LONDON.- Pastoral Landscape by the French Baroque painter Claude is the leading picture in
Bonhams Old Master Paintings Sale in London on July 6. It is estimated at £600,000-800,000.
The work has only been widely known since 1972 after intensive research confirmed it to be an original work by the master. It has not been seen at auction since 1973.
Claude painted Pastoral Landscape between 1635 and 1637 in Rome. It is not known who commissioned the painting, but around this time Claude's work had begun to attract important patrons, including Pope Urban VIII, the future Pope Clement IX and, perhaps most prestigious of all, King Philip IV of Spain. His reputation had grown to such an extent that other landscape painters were copying his work. To guard against this Claude began keeping a visual record of his paintings before they left his studio. A sketch of Pastoral Landscape in the Uffizi Gallery, Florence was probably made for this purpose.
Claude is regarded as the greatest painter of 'Ideal Landscape' - an image of landscape that is more beautiful and ordered than nature itself and often features shepherds and shepherdesses watching their flocks and herds.
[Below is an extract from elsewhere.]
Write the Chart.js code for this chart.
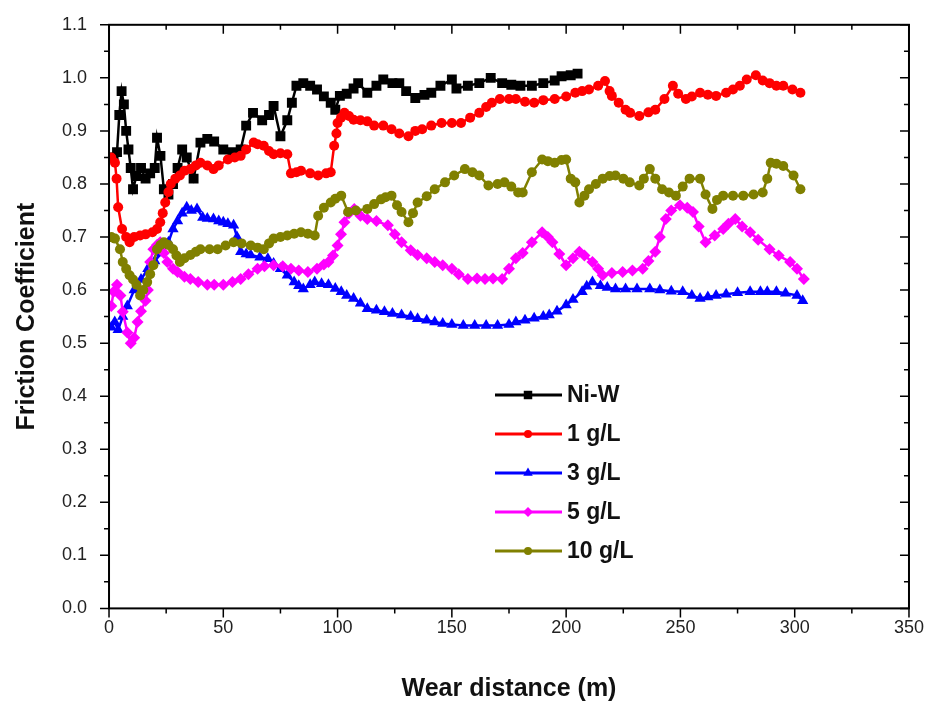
<!DOCTYPE html>
<html>
<head>
<meta charset="utf-8">
<script src="https://cdn.jsdelivr.net/npm/chart.js@4"></script>
<style>
  html, body { margin: 0; padding: 0; background: #fff; }
  #wrap { width: 925px; height: 702px; }
</style>
</head>
<body>
<div id="wrap"><canvas id="frictionChart" width="925" height="702"></canvas></div>
<script>
// series (wear distance in m, friction coefficient)
var niwX = [2,3.5,4.5,5.5,6.5,7.5,8.5,9.5,10.5,12,14,16,18,20,21,22.5,24,26,28,30,32,34,37,40,43,46,50,54,57.6,60,63,67,70,72,75,78,80,82,85,88,91,94,97,99,101,104,107,109,113,117,120,124,127,130,134,138,141,145,150,152,157,162,167,172,176,180,185,190,195,198,202,205];
var niwY = [0.85,0.86,0.93,0.975,0.95,0.90,0.865,0.83,0.79,0.815,0.83,0.81,0.82,0.83,0.887,0.853,0.79,0.78,0.80,0.83,0.865,0.85,0.81,0.878,0.885,0.88,0.865,0.86,0.865,0.91,0.934,0.92,0.93,0.947,0.89,0.92,0.953,0.985,0.99,0.985,0.978,0.965,0.953,0.94,0.966,0.97,0.98,0.99,0.972,0.985,0.997,0.99,0.99,0.975,0.962,0.968,0.972,0.985,0.997,0.98,0.985,0.99,1.0,0.99,0.987,0.985,0.985,0.99,0.995,1.003,1.005,1.008];

var g1X = [1,2.6,3.3,4,5.7,7.5,9,11,13.6,16,19,21,22.4,23.5,24.6,26,27,29,31,33,35.6,38,40,43,45.7,48,52,55,57.6,60,63.3,65,67.7,70,72,75,78,79.6,82,84,88,91.5,95,97,98.5,99.5,100,101.5,103,105,107,110,113,116,120,123.6,127,131,134,137,141,145.5,150,154,158,162,165,167.5,171,175,178,182,186,190,195,200,204,207,210,214,217,219,220,223,226,228,232,236,239,243,246.7,249,252.4,255,258.6,262,265.6,270,273,276,279,283,286,289,292,295,299,302.5];
var g1Y = [0.85,0.84,0.81,0.756,0.715,0.70,0.69,0.70,0.703,0.705,0.709,0.715,0.728,0.745,0.765,0.785,0.80,0.81,0.816,0.825,0.828,0.835,0.84,0.835,0.828,0.835,0.846,0.85,0.853,0.865,0.878,0.875,0.872,0.862,0.856,0.858,0.856,0.82,0.822,0.825,0.82,0.816,0.82,0.822,0.872,0.895,0.915,0.925,0.934,0.928,0.921,0.92,0.918,0.91,0.91,0.903,0.895,0.89,0.90,0.903,0.91,0.915,0.915,0.915,0.925,0.934,0.945,0.953,0.96,0.96,0.96,0.955,0.953,0.958,0.96,0.965,0.972,0.975,0.978,0.985,0.994,0.975,0.966,0.953,0.94,0.934,0.928,0.935,0.94,0.96,0.985,0.97,0.96,0.965,0.972,0.968,0.966,0.972,0.978,0.985,0.997,1.005,0.995,0.99,0.985,0.985,0.978,0.972];

var g3X = [1,2.5,4,6,8,11,14,17,20,23,26,28,30,32,34,36,38.5,41,43,45.7,48,50,52,54.5,56,57.6,60,62,66,69.5,72,75,78,81,83,85,88,90,93,96,99,101.6,104,107,110,113,117,120.5,124,128,132,135,139,142.5,146,150,155,160,165,170,175,178,182,186,190,192.6,196,200,203,207,209,211.5,215,218,221.6,226,231,236.6,241,246,251,255,258.6,262,265.6,270,275,280.5,285,288,292,296,301,303.5];
var g3Y = [0.53,0.54,0.525,0.55,0.57,0.60,0.62,0.64,0.655,0.67,0.69,0.715,0.73,0.745,0.756,0.75,0.753,0.737,0.735,0.734,0.73,0.728,0.725,0.722,0.70,0.672,0.668,0.666,0.662,0.659,0.65,0.64,0.628,0.615,0.608,0.602,0.61,0.615,0.612,0.61,0.603,0.597,0.59,0.584,0.575,0.565,0.562,0.559,0.556,0.553,0.55,0.546,0.543,0.54,0.537,0.535,0.533,0.533,0.533,0.533,0.535,0.54,0.543,0.547,0.55,0.553,0.56,0.572,0.582,0.597,0.607,0.615,0.608,0.605,0.602,0.602,0.602,0.602,0.60,0.598,0.597,0.59,0.584,0.587,0.59,0.592,0.595,0.597,0.597,0.597,0.597,0.594,0.59,0.58];

var g5X = [1,2,3.5,5,6,8,9.5,11,12.5,14,16,17,18,19.4,21,22.4,24,25.5,28,30,33,35.6,39,43,46,50,54,57.6,61,65,68,72,76,79.6,83,87,91,94,96,98,100,101.5,103,105,107.3,110,113,117,122,125,128,132,135,139,142.5,146,150,153,157,161,164.5,168,172,175,178,181,185,189.5,192,194,197,200,203,205.8,208,211.5,214,216,220,224.7,229,233.5,236,239,241,243.6,246,249.8,253,255.5,258,261,265,268.7,271,274,277,280.5,284,289,293,298,301,304];
var g5Y = [0.57,0.597,0.61,0.59,0.559,0.52,0.50,0.51,0.54,0.56,0.58,0.60,0.653,0.677,0.685,0.69,0.67,0.653,0.64,0.634,0.625,0.621,0.615,0.61,0.61,0.61,0.615,0.621,0.63,0.64,0.645,0.647,0.645,0.64,0.637,0.634,0.64,0.648,0.653,0.665,0.684,0.705,0.728,0.745,0.753,0.74,0.734,0.73,0.722,0.705,0.69,0.675,0.666,0.66,0.653,0.647,0.64,0.63,0.621,0.622,0.621,0.622,0.621,0.64,0.66,0.67,0.69,0.709,0.70,0.69,0.668,0.647,0.66,0.672,0.665,0.653,0.64,0.628,0.632,0.634,0.637,0.64,0.655,0.672,0.70,0.734,0.75,0.76,0.755,0.747,0.72,0.69,0.703,0.715,0.725,0.734,0.72,0.709,0.695,0.677,0.665,0.653,0.64,0.621];

var g10X = [1,2.6,4.8,6,7.5,9,10.5,12,13.6,15,16.7,18,19.4,21,22.5,24,26,28,29.5,31,33,35.6,38,40,44,47.5,51,54.5,58,62,65,67.7,70,72,75,78,81,84,87,90,91.5,94,97,99,101.6,104.6,108,113,116,119,121,123.6,126,128,131,133,135,139,142.5,147,151,155.7,159,162,166,170,173,176,179,181,185,189.5,192,195,198,200,202,204,205.8,208,210,213,216,219,221.6,225,227.8,232,234,236.6,239,242,245,248,251,254,258.6,261,264,266,268.7,273,277.5,282,286,288,289.5,292,295,299.5,302.5];
var g10Y = [0.70,0.697,0.677,0.653,0.64,0.628,0.62,0.61,0.59,0.60,0.615,0.63,0.647,0.677,0.685,0.69,0.685,0.677,0.665,0.653,0.66,0.666,0.672,0.677,0.677,0.677,0.684,0.69,0.688,0.684,0.68,0.677,0.688,0.697,0.70,0.703,0.706,0.709,0.706,0.703,0.74,0.755,0.765,0.772,0.778,0.747,0.75,0.753,0.762,0.771,0.775,0.778,0.76,0.747,0.728,0.745,0.765,0.777,0.79,0.803,0.816,0.828,0.822,0.816,0.797,0.80,0.803,0.795,0.784,0.784,0.822,0.846,0.843,0.84,0.845,0.846,0.81,0.803,0.765,0.778,0.79,0.80,0.81,0.815,0.816,0.81,0.803,0.797,0.81,0.828,0.81,0.79,0.784,0.778,0.795,0.81,0.81,0.78,0.753,0.77,0.778,0.778,0.778,0.78,0.784,0.81,0.84,0.838,0.834,0.816,0.79];

var seriesNames = ['Ni-W', '1 g/L', '3 g/L', '5 g/L', '10 g/L'];
var xTicks = [0, 50, 100, 150, 200, 250, 300, 350];
var yTicks = [0.0, 0.1, 0.2, 0.3, 0.4, 0.5, 0.6, 0.7, 0.8, 0.9, 1.0, 1.1];

function pairs(xs, ys) {
    var out = [];
    for (var i = 0; i < xs.length; i++) {
        out.push({ x: xs[i], y: ys[i] });
    }
    return out;
}

var styles = [
    { color: '#000000', shape: 'rect', radius: 7 },
    { color: '#ff0000', shape: 'circle', radius: 5 },
    { color: '#0000ff', shape: 'triangle', radius: 6.5 },
    { color: '#ff00ff', shape: 'rectRot', radius: 6 },
    { color: '#808000', shape: 'circle', radius: 5 }
];
var allData = [pairs(niwX, niwY), pairs(g1X, g1Y), pairs(g3X, g3Y), pairs(g5X, g5Y), pairs(g10X, g10Y)];

var datasets = [];
for (var i = 0; i < seriesNames.length; i++) {
    datasets.push({
        label: seriesNames[i],
        data: allData[i],
        borderColor: styles[i].color,
        backgroundColor: styles[i].color,
        borderWidth: 2.5,
        pointStyle: styles[i].shape,
        pointRadius: styles[i].radius,
        pointBorderWidth: 0,
        tension: 0,
        order: seriesNames.length - i
    });
}

// frame plus major/minor ticks, outside on left/bottom, inside on top/right
var framePlugin = {
    id: 'frame',
    afterDraw: function (chart) {
        var c = chart.ctx, a = chart.chartArea;
        var xs = chart.scales.x, ys = chart.scales.y;
        c.save();
        c.strokeStyle = '#000';
        c.lineWidth = 2;
        c.strokeRect(a.left, a.top, a.right - a.left, a.bottom - a.top);
        c.lineWidth = 1.5;
        c.beginPath();
        for (var v = 0; v <= 350; v += 25) {
            var px = xs.getPixelForValue(v);
            var len = (v % 50 === 0) ? 9 : 5;
            c.moveTo(px, a.bottom); c.lineTo(px, a.bottom + len);
            c.moveTo(px, a.top); c.lineTo(px, a.top + len);
        }
        for (var k = 0; k <= 22; k++) {
            var py = ys.getPixelForValue(k * 0.05);
            var l2 = (k % 2 === 0) ? 9 : 5;
            c.moveTo(a.left, py); c.lineTo(a.left - l2, py);
            c.moveTo(a.right, py); c.lineTo(a.right - l2, py);
        }
        c.stroke();
        c.restore();
    }
};

// legend box inside the plot, as in the figure
var legendPlugin = {
    id: 'insetLegend',
    afterDraw: function (chart) {
        var c = chart.ctx;
        var rows = [395, 434, 473, 512, 551];
        c.save();
        c.font = 'bold 23px Arial, "Liberation Sans", sans-serif';
        c.textBaseline = 'middle';
        c.textAlign = 'left';
        for (var i = 0; i < seriesNames.length; i++) {
            var st = styles[i];
            c.strokeStyle = st.color;
            c.lineWidth = 3;
            c.beginPath();
            c.moveTo(495, rows[i]);
            c.lineTo(562, rows[i]);
            c.stroke();
            c.fillStyle = st.color;
            Chart.helpers.drawPoint(c, { pointStyle: st.shape, radius: st.radius - 1, borderWidth: 0, rotation: 0 }, 528, rows[i]);
            c.fillStyle = '#111';
            c.fillText(seriesNames[i], 567, rows[i] + 1);
        }
        c.restore();
    }
};

var ctx = document.getElementById('frictionChart').getContext('2d');
var chart = new Chart(ctx, {
    type: 'line',
    data: { datasets: datasets },
    options: {
        responsive: false,
        animation: false,
        events: [],
        layout: { padding: { left: 12, right: 15, top: 16, bottom: 0 } },
        plugins: {
            legend: { display: false },
            tooltip: { enabled: false }
        },
        scales: {
            x: {
                type: 'linear',
                min: 0,
                max: 350,
                afterBuildTicks: function (scale) {
                    scale.ticks = xTicks.map(function (v) { return { value: v }; });
                },
                grid: { display: false },
                border: { display: false },
                ticks: {
                    padding: 1,
                    color: '#222',
                    font: { family: 'Arial, "Liberation Sans", sans-serif', size: 18 },
                    maxRotation: 0
                },
                title: {
                    display: true,
                    text: 'Wear distance (m)',
                    color: '#111',
                    font: { family: 'Arial, "Liberation Sans", sans-serif', size: 25, weight: 'bold', lineHeight: 1.0 },
                    padding: { top: 37, bottom: 0 }
                }
            },
            y: {
                min: 0,
                max: 1.1,
                afterBuildTicks: function (scale) {
                    scale.ticks = yTicks.map(function (v) { return { value: v }; });
                },
                grid: { display: false },
                border: { display: false },
                ticks: {
                    padding: 14,
                    color: '#222',
                    font: { family: 'Arial, "Liberation Sans", sans-serif', size: 18 },
                    callback: function (v) { return Number(v).toFixed(1); }
                },
                title: {
                    display: true,
                    text: 'Friction Coefficient',
                    color: '#111',
                    font: { family: 'Arial, "Liberation Sans", sans-serif', size: 25, weight: 'bold' },
                    padding: { top: 0, bottom: 6 }
                }
            }
        }
    },
    plugins: [framePlugin, legendPlugin]
});
</script>
</body>
</html>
Bonhams Director of Old Master Paintings, Andrew McKenzie, said: What marked Claude out was his unparalleled skilful handling of light - almost all of his works depict sunrise or sunset - and Pastoral Landscape is a particularly fine example of the artists mastery of the atmospheric effects of light and shade. He perfected the naturalism that characterised his output of the 1620s and 30s through his direct studies in the countryside. He spent whole days in the field observing the light effects in the sky and on the ground, noting the appropriate colours on his palette and then going home to record those effects on his canvas. Claude's poetic magic, so apparent in the Pastoral Landscape, is timeless which is why it continues to be highly prized today.
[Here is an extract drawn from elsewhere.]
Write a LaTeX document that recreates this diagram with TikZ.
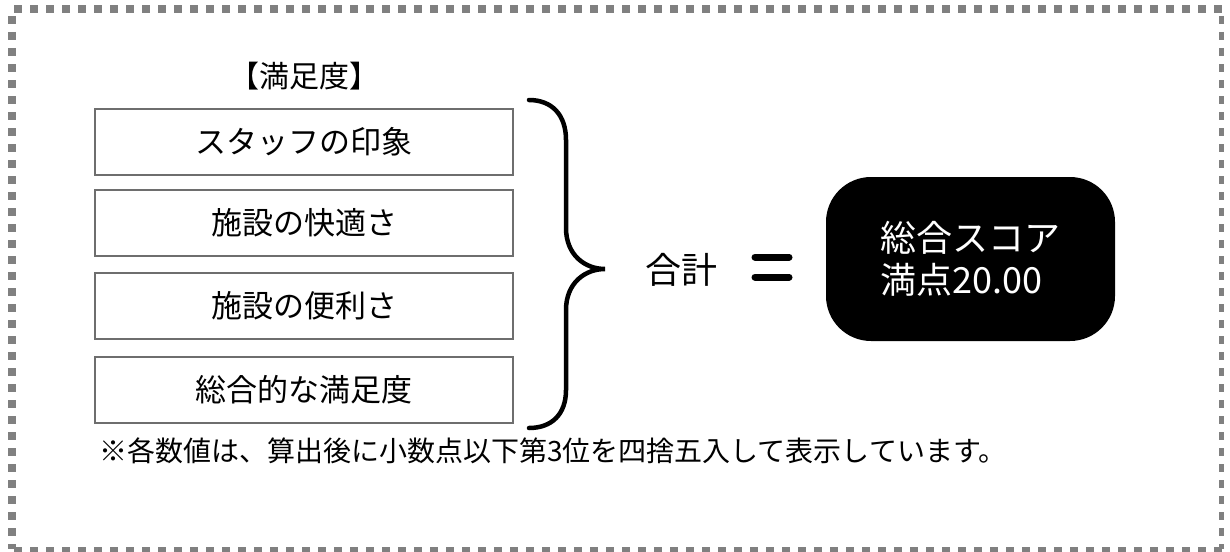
\documentclass[tikz,border=0pt]{standalone}
\usepackage{fontspec}
\setmainfont{Noto Sans CJK JP}
\definecolor{dotgray}{HTML}{808080}
\definecolor{boxgray}{HTML}{6E6E6E}
\tikzset{
  itembox/.style={draw=boxgray, line width=2pt, minimum width=418pt, minimum height=66pt,
    inner sep=0pt, font=\fontsize{31}{36}\selectfont},
  bordline/.style={draw=dotgray, dash pattern=on 8pt off 8pt},
  bracestroke/.style={line width=4.5pt, line cap=round},
  eqbar/.style={line width=7pt, line cap=round},
}
\begin{document}
\begin{tikzpicture}[x=1pt,y=-1pt]
\useasboundingbox (0,0) rectangle (1230,551);
% dotted frame
\draw[bordline, line width=8pt, dash phase=-2pt] (12,9) -- (1222,9);
\draw[bordline, line width=8pt, dash phase=-7pt] (12,9) -- (12,549);
\draw[bordline, line width=5pt, dash phase=-7pt] (1221,9) -- (1221,549);
\draw[bordline, line width=6pt, dash phase=-2pt] (12,550) -- (1222,550);

% title
\node[font=\fontsize{30}{34}\selectfont] (title) at (304,76) {【満足度】};

% item boxes
\node[itembox] (b1) at (304,141.5) {スタッフの印象};
\node[itembox] (b2) at (304,223) {施設の快適さ};
\node[itembox] (b3) at (304,305.5) {施設の便利さ};
\node[itembox] (b4) at (304,390) {総合的な満足度};

% brace
\coordinate (btop) at (529,100);
\coordinate (btip) at (605,269);
\coordinate (bbot) at (529,428);
\draw[bracestroke] (btop) .. controls (552,100) and (566,115) .. (566,140)
  -- (566,228) .. controls (566,255) and (585,269) .. (btip)
  .. controls (585,269) and (566,283) .. (566,310)
  -- (566,390) .. controls (566,414) and (552,428) .. (bbot);

% sum label
\node[font=\fontsize{36}{40}\selectfont] (sum) at (681,270) {合計};

% equals sign
\coordinate (e1a) at (755,257); \coordinate (e1b) at (789,257);
\coordinate (e2a) at (755,277); \coordinate (e2b) at (789,277);
\draw[eqbar] (e1a) -- (e1b);
\draw[eqbar] (e2a) -- (e2b);

% total score
\node[fill=black, rounded corners=45pt, minimum width=289pt, minimum height=164pt,
  text=white, align=left, inner sep=0pt, font=\fontsize{36}{42}\selectfont]
  (score) at (970.5,259) {総合スコア\\満点20.00};

% footnote
\node[anchor=west, inner sep=0pt, font=\fontsize{28}{30}\selectfont] (note) at (99,451)
  {※各数値は、算出後に小数点以下第3位を四捨五入して表示しています。};
\end{tikzpicture}
\end{document}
The refined and cultivated values that suffuse Claude's works appealed greatly to European nobility and the higher clergy, a section of society that continued to collect his work in the centuries to come. By 1830 about two-thirds of Claude's pictures and drawings, including Pastoral Landscape, were in British collections where they had a far-reaching impact on British culture. His idealised scenes influenced landscape garden design, the poetry of the 'Augustan Age' and particularly painting as seen in the works of Constable and, particularly, JMW Turner, whose Dido building Carthage and Sun rising through vapour hang between Claude's The Seaport and The Mill in The National Gallery in London, as stipulated in the artist's will.
Claude Gelée was born in the French Duchy of Lorraine (and is consequently also known as Claude Lorrain). The details of his early life are disputed - one version has him apprenticed to a party cook - but by the late 1620s he was settled in Rome where he established his reputation as an artist and where he lived until his death. He is universally acknowledged as one of the greatest artists of the Baroque and his works hang in all the worlds major galleries.